BEGIN Entries provided

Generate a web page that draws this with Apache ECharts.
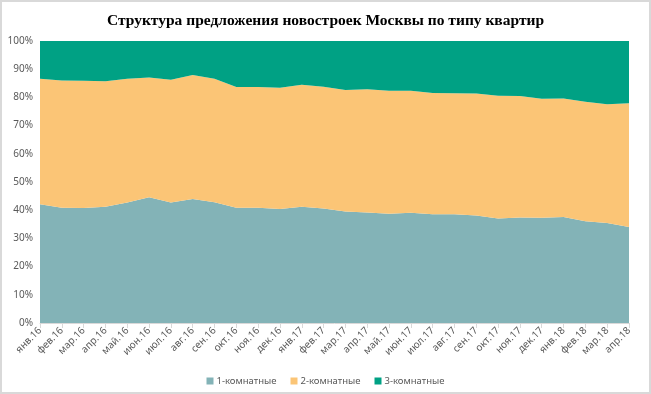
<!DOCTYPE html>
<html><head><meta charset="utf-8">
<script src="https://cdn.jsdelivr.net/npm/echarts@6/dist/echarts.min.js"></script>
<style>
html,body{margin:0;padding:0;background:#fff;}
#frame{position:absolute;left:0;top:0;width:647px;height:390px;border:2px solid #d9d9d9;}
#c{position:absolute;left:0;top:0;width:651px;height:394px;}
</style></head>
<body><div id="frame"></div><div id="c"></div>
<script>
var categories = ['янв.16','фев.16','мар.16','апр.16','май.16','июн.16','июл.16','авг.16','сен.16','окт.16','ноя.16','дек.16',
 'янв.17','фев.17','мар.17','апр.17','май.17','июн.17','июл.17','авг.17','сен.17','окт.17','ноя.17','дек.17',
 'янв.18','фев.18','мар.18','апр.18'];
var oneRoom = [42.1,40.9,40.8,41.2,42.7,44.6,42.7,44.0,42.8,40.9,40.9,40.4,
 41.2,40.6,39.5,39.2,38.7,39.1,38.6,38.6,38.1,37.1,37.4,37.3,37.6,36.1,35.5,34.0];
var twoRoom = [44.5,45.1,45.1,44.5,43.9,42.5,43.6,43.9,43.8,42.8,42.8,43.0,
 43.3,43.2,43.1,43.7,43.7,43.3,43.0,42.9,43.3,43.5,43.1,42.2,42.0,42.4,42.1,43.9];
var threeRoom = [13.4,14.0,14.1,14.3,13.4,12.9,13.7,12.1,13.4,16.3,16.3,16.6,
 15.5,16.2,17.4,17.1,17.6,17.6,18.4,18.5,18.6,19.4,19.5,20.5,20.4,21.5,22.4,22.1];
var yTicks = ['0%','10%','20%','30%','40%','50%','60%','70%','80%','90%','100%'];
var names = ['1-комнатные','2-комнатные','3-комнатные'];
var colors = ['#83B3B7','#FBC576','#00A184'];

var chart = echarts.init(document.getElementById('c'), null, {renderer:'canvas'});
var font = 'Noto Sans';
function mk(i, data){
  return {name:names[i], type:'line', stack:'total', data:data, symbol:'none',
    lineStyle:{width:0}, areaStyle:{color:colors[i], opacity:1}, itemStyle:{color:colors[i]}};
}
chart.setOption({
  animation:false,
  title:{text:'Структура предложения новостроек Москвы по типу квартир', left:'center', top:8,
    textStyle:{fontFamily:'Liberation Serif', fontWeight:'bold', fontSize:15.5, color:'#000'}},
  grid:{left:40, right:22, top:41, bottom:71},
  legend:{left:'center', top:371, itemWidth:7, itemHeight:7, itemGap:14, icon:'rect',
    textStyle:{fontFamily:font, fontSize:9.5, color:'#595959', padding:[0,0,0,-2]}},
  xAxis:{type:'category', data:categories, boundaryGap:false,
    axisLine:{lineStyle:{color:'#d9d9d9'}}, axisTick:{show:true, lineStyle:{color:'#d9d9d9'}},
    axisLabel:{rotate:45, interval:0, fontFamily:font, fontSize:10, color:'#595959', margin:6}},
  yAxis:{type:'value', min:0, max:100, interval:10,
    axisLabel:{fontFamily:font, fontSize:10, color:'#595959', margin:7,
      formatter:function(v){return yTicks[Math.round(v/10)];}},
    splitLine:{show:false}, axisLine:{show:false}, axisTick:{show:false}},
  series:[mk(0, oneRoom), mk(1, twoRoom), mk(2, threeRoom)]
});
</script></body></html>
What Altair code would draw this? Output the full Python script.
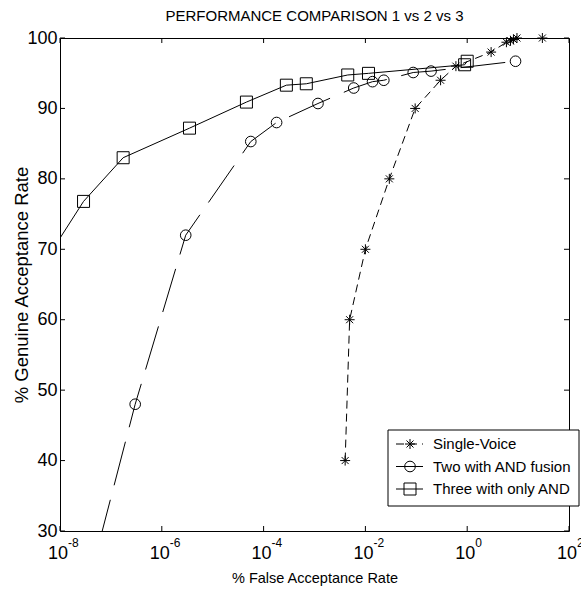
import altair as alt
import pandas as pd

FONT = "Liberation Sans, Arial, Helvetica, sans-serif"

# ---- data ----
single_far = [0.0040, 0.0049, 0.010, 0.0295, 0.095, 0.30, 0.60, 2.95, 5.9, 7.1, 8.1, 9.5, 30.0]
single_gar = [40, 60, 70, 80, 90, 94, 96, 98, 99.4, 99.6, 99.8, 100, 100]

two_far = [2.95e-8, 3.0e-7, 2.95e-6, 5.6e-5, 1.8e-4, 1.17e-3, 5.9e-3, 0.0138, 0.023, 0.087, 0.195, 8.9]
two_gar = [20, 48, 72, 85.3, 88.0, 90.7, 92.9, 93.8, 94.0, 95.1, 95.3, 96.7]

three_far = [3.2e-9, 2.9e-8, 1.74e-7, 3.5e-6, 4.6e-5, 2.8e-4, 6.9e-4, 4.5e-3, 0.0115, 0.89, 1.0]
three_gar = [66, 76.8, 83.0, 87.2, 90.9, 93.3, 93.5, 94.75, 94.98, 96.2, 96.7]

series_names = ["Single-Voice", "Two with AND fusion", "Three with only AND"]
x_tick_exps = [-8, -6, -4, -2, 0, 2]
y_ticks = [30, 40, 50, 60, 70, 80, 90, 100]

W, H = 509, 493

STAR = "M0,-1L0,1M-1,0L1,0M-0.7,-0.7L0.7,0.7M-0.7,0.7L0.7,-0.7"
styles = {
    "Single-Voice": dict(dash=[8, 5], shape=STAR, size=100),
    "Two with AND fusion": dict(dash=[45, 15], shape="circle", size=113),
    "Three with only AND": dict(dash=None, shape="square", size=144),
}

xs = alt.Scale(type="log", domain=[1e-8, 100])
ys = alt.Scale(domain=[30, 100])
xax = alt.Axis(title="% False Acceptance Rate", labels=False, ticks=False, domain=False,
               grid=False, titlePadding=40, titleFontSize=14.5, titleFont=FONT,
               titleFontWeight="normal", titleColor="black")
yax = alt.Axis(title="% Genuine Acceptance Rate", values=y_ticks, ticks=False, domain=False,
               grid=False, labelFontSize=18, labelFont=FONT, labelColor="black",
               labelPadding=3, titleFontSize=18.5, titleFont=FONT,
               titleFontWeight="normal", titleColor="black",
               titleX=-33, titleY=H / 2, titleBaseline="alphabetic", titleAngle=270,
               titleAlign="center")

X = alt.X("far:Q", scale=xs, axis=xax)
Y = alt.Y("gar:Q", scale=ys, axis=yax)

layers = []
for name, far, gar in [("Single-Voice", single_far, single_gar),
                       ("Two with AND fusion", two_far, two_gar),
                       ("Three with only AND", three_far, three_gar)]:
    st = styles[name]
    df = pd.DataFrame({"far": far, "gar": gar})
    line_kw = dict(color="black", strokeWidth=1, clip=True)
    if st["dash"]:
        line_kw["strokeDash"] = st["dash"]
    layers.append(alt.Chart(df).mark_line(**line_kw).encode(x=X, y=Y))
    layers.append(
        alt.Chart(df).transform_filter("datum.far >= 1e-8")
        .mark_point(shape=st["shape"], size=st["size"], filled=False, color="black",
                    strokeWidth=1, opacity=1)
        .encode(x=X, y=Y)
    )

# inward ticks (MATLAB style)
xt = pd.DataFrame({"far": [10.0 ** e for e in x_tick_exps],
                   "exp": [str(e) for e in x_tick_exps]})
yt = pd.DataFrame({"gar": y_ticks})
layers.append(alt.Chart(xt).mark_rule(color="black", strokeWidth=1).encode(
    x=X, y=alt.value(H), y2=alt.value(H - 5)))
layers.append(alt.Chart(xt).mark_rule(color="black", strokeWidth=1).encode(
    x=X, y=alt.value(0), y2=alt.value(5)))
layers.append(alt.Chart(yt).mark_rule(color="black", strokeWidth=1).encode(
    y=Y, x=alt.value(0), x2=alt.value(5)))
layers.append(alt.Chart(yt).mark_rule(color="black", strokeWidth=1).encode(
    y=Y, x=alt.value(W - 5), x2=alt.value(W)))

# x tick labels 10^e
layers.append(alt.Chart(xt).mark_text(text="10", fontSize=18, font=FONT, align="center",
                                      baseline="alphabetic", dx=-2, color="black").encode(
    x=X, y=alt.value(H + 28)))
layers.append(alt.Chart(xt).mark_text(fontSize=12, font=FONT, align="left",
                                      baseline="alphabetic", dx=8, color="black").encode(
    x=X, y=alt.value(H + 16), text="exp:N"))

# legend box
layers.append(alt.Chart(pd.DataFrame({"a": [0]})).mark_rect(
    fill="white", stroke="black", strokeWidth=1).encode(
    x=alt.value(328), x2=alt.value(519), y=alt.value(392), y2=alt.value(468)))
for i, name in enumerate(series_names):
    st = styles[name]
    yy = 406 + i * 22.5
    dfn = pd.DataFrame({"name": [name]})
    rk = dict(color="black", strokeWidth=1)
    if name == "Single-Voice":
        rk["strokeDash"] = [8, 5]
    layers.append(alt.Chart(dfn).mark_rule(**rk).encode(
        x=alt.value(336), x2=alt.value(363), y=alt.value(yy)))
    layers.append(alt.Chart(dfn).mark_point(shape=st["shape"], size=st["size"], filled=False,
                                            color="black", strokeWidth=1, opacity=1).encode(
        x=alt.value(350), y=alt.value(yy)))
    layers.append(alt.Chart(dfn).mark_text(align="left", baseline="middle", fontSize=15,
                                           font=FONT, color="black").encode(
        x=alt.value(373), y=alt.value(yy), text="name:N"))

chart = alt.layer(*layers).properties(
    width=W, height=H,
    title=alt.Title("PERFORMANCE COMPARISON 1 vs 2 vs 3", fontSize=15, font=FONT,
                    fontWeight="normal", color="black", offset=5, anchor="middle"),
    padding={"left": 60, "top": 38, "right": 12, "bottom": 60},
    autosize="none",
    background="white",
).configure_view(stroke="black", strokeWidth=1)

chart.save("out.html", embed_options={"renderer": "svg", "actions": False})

END Entries provided

• _Instruction_
Skip all pictures and retype only the stretch from the line that holds "What Altair code" through the line that holds "94.98, 96.2, 96.7]", exactly as written.

• _Completed task_
What Altair code would draw this? Output the full Python script.
import altair as alt
import pandas as pd

FONT = "Liberation Sans, Arial, Helvetica, sans-serif"

# ---- data ----
single_far = [0.0040, 0.0049, 0.010, 0.0295, 0.095, 0.30, 0.60, 2.95, 5.9, 7.1, 8.1, 9.5, 30.0]
single_gar = [40, 60, 70, 80, 90, 94, 96, 98, 99.4, 99.6, 99.8, 100, 100]

two_far = [2.95e-8, 3.0e-7, 2.95e-6, 5.6e-5, 1.8e-4, 1.17e-3, 5.9e-3, 0.0138, 0.023, 0.087, 0.195, 8.9]
two_gar = [20, 48, 72, 85.3, 88.0, 90.7, 92.9, 93.8, 94.0, 95.1, 95.3, 96.7]

three_far = [3.2e-9, 2.9e-8, 1.74e-7, 3.5e-6, 4.6e-5, 2.8e-4, 6.9e-4, 4.5e-3, 0.0115, 0.89, 1.0]
three_gar = [66, 76.8, 83.0, 87.2, 90.9, 93.3, 93.5, 94.75, 94.98, 96.2, 96.7]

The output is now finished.